_THE INPUT_
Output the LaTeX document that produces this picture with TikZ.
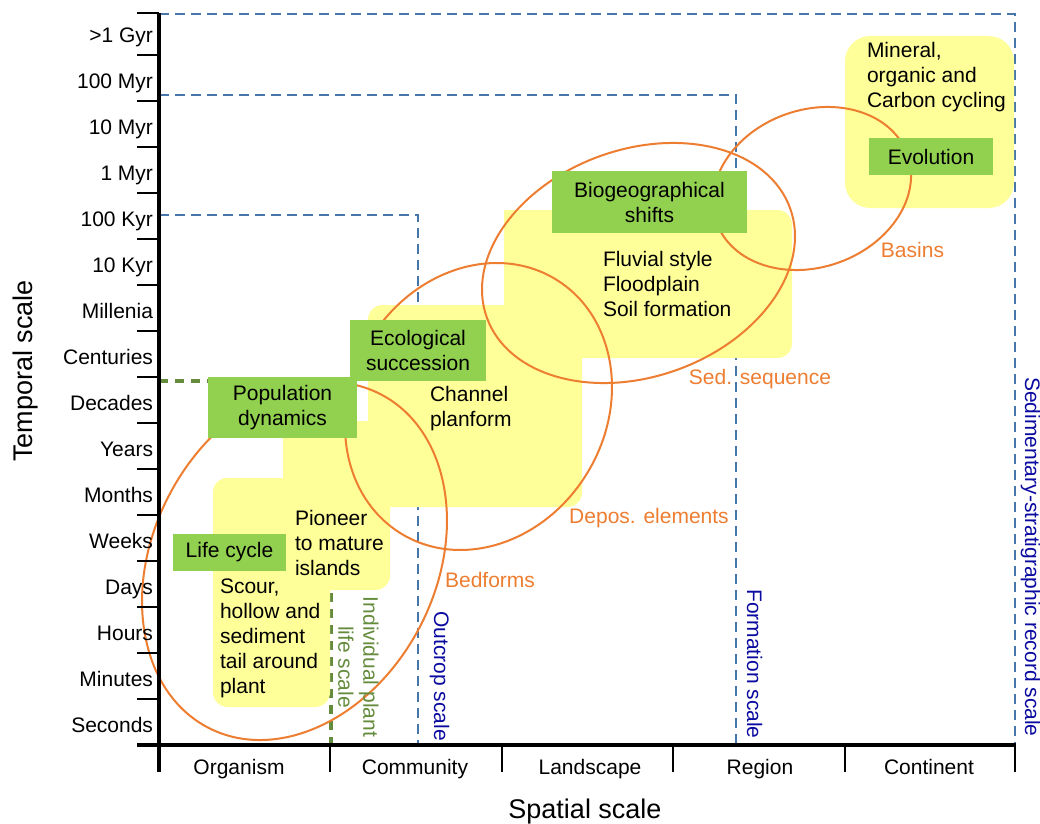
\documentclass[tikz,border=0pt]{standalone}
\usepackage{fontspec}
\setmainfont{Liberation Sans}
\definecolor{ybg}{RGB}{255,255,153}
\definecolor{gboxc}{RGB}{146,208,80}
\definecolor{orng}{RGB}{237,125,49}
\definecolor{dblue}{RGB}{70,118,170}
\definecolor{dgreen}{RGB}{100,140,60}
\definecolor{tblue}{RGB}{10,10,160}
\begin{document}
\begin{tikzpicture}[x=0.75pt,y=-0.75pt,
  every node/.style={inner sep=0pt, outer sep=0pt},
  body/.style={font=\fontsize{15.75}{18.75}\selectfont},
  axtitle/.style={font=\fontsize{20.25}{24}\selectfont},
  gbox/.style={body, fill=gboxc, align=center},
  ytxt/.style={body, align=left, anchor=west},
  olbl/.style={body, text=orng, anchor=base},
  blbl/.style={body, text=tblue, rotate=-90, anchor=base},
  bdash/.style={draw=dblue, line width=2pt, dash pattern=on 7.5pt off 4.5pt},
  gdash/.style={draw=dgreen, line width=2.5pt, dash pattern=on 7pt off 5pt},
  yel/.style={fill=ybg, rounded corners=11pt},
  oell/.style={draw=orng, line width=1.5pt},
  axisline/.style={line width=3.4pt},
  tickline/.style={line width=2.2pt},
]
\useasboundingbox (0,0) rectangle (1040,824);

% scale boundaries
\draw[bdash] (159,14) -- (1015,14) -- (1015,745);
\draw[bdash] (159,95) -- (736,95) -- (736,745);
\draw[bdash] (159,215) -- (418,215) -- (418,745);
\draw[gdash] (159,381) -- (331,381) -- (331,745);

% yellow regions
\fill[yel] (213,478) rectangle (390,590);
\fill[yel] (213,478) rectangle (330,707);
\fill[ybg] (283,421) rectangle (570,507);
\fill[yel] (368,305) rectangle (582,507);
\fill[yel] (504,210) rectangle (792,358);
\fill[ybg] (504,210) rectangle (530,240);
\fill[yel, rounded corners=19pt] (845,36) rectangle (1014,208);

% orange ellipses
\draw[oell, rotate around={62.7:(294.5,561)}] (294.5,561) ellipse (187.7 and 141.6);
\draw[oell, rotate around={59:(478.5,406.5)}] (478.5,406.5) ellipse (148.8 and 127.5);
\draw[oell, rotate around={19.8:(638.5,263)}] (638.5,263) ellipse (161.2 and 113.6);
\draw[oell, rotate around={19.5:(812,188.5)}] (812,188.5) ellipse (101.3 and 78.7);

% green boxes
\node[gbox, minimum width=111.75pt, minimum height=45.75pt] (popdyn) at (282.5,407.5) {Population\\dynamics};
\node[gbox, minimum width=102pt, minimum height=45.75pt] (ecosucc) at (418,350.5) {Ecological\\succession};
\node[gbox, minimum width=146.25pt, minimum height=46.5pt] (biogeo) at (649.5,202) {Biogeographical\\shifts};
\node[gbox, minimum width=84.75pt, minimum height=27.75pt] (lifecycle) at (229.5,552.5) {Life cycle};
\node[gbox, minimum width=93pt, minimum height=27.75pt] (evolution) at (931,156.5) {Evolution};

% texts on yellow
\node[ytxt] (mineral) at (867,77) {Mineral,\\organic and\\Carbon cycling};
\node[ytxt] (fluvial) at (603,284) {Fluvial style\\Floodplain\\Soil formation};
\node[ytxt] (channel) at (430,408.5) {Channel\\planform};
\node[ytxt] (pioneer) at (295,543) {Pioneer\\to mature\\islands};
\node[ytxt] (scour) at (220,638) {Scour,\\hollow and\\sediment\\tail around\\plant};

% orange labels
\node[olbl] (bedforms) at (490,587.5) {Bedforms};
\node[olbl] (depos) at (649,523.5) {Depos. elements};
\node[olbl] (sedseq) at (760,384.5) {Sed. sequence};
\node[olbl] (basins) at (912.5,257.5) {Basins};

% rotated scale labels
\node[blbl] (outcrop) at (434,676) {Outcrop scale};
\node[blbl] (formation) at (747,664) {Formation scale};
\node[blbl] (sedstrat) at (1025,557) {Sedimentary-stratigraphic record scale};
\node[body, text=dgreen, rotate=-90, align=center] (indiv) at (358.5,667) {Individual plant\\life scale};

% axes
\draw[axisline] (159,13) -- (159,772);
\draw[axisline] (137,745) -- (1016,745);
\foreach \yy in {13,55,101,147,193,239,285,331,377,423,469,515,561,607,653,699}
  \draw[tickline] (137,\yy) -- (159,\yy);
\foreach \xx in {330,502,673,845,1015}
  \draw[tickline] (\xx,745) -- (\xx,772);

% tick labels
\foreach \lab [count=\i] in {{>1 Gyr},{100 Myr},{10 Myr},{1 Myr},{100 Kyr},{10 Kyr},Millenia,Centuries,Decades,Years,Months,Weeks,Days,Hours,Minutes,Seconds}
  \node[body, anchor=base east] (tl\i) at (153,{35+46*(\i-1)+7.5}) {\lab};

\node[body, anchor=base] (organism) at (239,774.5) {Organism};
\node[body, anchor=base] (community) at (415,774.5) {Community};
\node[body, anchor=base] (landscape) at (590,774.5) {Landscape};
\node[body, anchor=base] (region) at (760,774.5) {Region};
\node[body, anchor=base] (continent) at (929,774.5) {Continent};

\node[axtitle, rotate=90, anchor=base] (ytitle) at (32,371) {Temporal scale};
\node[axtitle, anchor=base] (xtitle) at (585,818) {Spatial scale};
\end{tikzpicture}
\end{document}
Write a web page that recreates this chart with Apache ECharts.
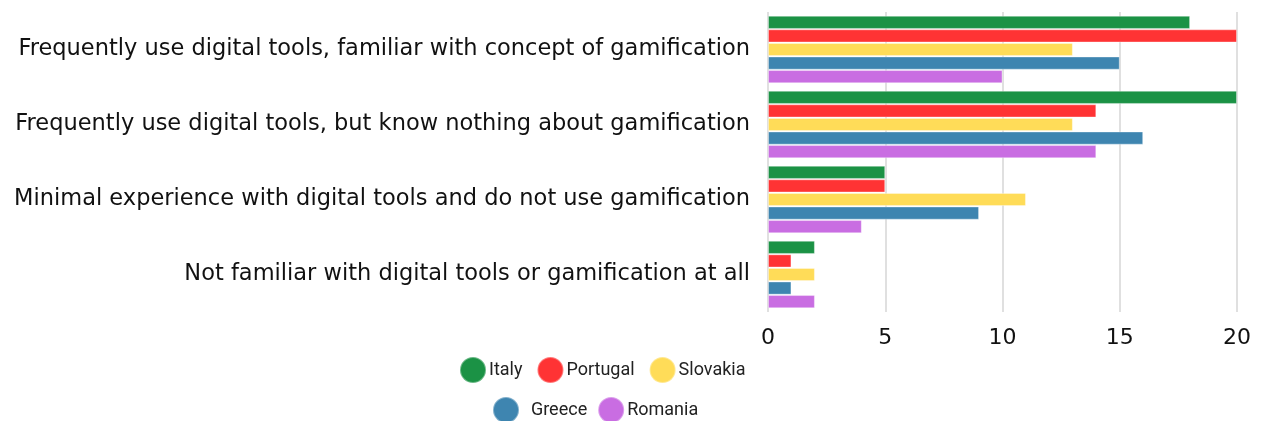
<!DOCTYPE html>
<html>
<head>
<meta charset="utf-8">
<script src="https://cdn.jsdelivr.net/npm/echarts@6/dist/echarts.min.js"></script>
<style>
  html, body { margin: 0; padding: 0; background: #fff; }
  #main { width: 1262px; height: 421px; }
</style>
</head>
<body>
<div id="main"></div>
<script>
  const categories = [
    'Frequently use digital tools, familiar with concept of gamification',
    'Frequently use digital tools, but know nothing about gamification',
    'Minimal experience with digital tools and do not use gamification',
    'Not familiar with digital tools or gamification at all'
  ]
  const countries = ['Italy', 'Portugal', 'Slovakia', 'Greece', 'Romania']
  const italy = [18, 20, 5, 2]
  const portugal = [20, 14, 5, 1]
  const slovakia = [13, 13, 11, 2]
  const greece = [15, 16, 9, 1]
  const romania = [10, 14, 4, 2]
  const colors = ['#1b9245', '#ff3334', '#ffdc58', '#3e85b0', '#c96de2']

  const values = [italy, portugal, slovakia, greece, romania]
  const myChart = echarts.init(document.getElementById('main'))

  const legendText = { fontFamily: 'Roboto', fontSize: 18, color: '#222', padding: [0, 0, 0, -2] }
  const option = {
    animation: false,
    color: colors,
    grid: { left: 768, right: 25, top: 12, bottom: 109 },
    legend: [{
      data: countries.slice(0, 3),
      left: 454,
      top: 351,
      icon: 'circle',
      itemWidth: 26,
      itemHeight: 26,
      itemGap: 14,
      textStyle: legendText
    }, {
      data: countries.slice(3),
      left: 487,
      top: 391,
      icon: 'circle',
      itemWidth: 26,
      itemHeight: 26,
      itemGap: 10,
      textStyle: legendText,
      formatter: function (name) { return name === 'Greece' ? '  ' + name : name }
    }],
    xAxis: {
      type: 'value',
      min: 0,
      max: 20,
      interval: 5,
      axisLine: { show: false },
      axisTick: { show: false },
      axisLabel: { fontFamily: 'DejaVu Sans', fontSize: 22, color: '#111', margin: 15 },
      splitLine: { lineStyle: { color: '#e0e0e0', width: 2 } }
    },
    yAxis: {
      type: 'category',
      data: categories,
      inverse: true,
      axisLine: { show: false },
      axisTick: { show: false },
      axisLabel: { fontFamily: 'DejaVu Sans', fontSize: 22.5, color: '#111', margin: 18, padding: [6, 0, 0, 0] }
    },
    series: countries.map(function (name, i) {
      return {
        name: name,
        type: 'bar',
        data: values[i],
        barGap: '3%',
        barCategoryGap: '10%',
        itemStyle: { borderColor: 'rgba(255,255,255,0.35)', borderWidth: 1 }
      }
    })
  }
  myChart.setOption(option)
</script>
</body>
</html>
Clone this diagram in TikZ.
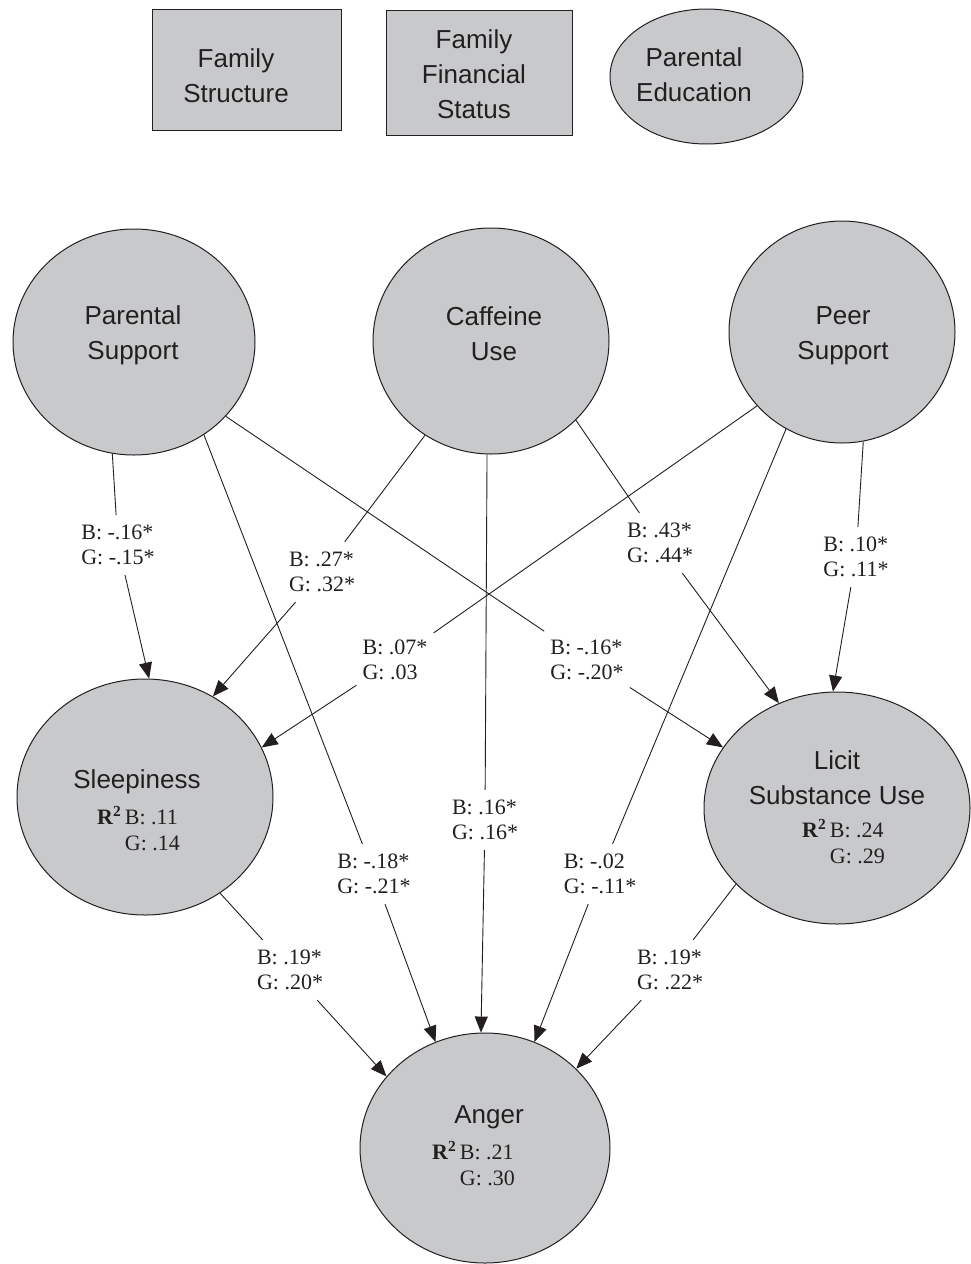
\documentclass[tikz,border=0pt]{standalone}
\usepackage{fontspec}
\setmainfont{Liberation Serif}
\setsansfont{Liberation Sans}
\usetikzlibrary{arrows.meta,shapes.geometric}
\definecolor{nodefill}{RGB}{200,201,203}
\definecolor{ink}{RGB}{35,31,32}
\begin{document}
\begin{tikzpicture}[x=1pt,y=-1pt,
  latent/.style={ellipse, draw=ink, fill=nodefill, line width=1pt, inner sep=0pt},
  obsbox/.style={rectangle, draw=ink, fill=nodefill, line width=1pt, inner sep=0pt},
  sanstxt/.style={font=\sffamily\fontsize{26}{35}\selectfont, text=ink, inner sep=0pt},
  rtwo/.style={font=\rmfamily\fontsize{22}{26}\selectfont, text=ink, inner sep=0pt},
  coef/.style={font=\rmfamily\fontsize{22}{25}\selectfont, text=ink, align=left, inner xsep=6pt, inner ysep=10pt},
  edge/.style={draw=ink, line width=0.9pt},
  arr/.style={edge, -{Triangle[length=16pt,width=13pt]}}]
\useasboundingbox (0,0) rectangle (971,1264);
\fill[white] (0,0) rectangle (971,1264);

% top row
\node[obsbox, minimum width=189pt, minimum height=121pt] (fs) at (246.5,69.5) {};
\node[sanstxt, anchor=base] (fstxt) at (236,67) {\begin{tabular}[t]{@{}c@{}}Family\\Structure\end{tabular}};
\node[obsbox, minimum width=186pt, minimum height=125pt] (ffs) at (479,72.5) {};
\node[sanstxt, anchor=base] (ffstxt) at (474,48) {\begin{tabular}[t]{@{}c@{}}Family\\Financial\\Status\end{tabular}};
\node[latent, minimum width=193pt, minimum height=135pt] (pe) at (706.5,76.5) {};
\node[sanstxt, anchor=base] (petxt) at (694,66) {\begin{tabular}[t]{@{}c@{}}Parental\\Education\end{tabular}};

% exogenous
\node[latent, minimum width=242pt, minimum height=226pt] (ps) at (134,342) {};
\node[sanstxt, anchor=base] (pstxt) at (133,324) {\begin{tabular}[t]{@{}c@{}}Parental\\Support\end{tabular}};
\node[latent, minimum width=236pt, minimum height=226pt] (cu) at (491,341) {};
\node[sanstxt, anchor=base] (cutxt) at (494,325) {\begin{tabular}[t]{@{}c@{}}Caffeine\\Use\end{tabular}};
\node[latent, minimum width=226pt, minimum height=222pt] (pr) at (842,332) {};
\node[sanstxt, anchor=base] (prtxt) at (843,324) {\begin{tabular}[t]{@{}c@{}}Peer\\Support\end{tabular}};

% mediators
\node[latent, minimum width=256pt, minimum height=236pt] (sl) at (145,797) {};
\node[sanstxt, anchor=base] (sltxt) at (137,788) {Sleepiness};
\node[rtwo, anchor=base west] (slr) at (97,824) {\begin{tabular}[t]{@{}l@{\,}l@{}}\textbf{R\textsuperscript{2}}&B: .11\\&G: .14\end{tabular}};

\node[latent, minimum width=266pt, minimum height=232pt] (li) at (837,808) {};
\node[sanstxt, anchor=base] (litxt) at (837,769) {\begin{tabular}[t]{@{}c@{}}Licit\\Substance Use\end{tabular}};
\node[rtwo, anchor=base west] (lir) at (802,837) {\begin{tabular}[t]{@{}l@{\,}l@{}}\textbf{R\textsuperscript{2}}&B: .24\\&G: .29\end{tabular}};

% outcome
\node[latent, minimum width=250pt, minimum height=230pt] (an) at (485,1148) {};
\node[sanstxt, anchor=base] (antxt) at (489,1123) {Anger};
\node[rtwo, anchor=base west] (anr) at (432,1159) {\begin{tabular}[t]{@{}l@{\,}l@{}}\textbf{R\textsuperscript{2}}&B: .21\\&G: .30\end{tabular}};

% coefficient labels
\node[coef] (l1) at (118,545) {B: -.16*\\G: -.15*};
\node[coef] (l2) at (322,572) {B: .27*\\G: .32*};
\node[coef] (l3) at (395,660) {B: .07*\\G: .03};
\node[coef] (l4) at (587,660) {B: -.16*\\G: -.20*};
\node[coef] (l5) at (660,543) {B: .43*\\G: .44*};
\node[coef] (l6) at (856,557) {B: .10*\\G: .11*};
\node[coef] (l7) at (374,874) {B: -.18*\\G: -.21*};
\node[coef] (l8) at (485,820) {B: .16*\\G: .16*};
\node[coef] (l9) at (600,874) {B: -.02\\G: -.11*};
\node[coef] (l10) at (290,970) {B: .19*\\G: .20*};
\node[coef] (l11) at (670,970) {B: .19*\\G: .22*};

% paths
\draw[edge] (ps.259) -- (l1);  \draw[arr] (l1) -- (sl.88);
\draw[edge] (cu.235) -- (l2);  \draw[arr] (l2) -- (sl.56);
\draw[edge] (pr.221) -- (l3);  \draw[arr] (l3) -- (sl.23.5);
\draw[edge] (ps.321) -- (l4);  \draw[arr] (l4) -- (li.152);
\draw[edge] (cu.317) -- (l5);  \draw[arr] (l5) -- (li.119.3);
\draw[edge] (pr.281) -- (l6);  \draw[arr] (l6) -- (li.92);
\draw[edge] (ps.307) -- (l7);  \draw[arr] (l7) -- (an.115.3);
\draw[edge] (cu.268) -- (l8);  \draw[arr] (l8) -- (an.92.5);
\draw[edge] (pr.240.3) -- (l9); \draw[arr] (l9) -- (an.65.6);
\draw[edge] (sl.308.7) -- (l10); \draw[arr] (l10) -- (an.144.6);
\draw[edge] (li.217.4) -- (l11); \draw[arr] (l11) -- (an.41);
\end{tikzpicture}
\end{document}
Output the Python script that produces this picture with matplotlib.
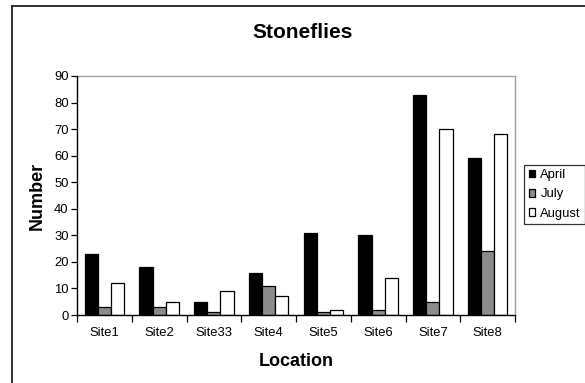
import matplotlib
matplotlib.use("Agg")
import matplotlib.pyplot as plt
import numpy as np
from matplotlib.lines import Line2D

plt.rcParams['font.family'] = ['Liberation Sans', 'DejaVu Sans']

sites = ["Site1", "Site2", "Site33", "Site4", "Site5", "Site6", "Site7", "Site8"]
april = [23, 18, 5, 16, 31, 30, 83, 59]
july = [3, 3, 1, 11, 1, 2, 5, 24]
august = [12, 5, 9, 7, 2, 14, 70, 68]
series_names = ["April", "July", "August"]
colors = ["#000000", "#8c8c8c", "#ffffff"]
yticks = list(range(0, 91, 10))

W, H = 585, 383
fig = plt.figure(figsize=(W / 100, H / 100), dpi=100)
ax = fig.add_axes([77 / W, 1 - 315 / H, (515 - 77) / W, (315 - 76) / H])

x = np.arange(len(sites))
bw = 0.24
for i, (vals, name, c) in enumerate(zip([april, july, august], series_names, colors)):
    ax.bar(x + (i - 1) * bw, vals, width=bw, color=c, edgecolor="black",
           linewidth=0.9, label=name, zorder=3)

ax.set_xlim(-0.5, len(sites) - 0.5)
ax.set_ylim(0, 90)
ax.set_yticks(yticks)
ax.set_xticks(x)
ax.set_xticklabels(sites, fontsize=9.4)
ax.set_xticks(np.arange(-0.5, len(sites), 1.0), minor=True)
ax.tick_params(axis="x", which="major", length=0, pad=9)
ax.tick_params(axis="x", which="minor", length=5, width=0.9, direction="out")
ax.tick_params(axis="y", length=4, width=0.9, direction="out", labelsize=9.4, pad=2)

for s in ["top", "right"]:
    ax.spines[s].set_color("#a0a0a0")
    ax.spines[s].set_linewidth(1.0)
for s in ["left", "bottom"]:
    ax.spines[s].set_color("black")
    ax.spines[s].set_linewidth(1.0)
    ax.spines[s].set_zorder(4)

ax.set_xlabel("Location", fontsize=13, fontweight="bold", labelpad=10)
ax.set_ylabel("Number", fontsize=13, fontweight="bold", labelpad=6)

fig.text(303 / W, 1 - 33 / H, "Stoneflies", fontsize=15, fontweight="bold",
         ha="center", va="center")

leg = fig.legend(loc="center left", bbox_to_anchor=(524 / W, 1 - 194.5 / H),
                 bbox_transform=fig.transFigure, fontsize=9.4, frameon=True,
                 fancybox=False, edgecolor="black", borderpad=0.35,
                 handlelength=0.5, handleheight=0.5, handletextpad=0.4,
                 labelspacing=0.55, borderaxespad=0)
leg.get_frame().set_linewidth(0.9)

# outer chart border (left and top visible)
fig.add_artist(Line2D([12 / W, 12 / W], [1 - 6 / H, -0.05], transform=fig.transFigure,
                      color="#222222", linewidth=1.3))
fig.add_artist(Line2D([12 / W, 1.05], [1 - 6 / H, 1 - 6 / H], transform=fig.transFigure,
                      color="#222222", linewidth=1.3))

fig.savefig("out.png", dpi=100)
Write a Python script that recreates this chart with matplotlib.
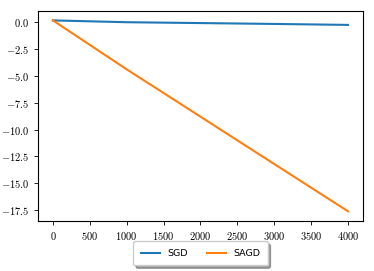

_WHAT YOU WILL DO_
Return, please, the exact lines from the beginning of the entries above through the line containing "(101.3 and 78.7);", both included; pictures are left out.

_ANSWER BELOW_
Output the LaTeX document that produces this picture with TikZ.
\documentclass[tikz,border=0pt]{standalone}
\usepackage{fontspec}
\setmainfont{Liberation Sans}
\definecolor{ybg}{RGB}{255,255,153}
\definecolor{gboxc}{RGB}{146,208,80}
\definecolor{orng}{RGB}{237,125,49}
\definecolor{dblue}{RGB}{70,118,170}
\definecolor{dgreen}{RGB}{100,140,60}
\definecolor{tblue}{RGB}{10,10,160}
\begin{document}
\begin{tikzpicture}[x=0.75pt,y=-0.75pt,
  every node/.style={inner sep=0pt, outer sep=0pt},
  body/.style={font=\fontsize{15.75}{18.75}\selectfont},
  axtitle/.style={font=\fontsize{20.25}{24}\selectfont},
  gbox/.style={body, fill=gboxc, align=center},
  ytxt/.style={body, align=left, anchor=west},
  olbl/.style={body, text=orng, anchor=base},
  blbl/.style={body, text=tblue, rotate=-90, anchor=base},
  bdash/.style={draw=dblue, line width=2pt, dash pattern=on 7.5pt off 4.5pt},
  gdash/.style={draw=dgreen, line width=2.5pt, dash pattern=on 7pt off 5pt},
  yel/.style={fill=ybg, rounded corners=11pt},
  oell/.style={draw=orng, line width=1.5pt},
  axisline/.style={line width=3.4pt},
  tickline/.style={line width=2.2pt},
]
\useasboundingbox (0,0) rectangle (1040,824);

% scale boundaries
\draw[bdash] (159,14) -- (1015,14) -- (1015,745);
\draw[bdash] (159,95) -- (736,95) -- (736,745);
\draw[bdash] (159,215) -- (418,215) -- (418,745);
\draw[gdash] (159,381) -- (331,381) -- (331,745);

% yellow regions
\fill[yel] (213,478) rectangle (390,590);
\fill[yel] (213,478) rectangle (330,707);
\fill[ybg] (283,421) rectangle (570,507);
\fill[yel] (368,305) rectangle (582,507);
\fill[yel] (504,210) rectangle (792,358);
\fill[ybg] (504,210) rectangle (530,240);
\fill[yel, rounded corners=19pt] (845,36) rectangle (1014,208);

% orange ellipses
\draw[oell, rotate around={62.7:(294.5,561)}] (294.5,561) ellipse (187.7 and 141.6);
\draw[oell, rotate around={59:(478.5,406.5)}] (478.5,406.5) ellipse (148.8 and 127.5);
\draw[oell, rotate around={19.8:(638.5,263)}] (638.5,263) ellipse (161.2 and 113.6);
\draw[oell, rotate around={19.5:(812,188.5)}] (812,188.5) ellipse (101.3 and 78.7);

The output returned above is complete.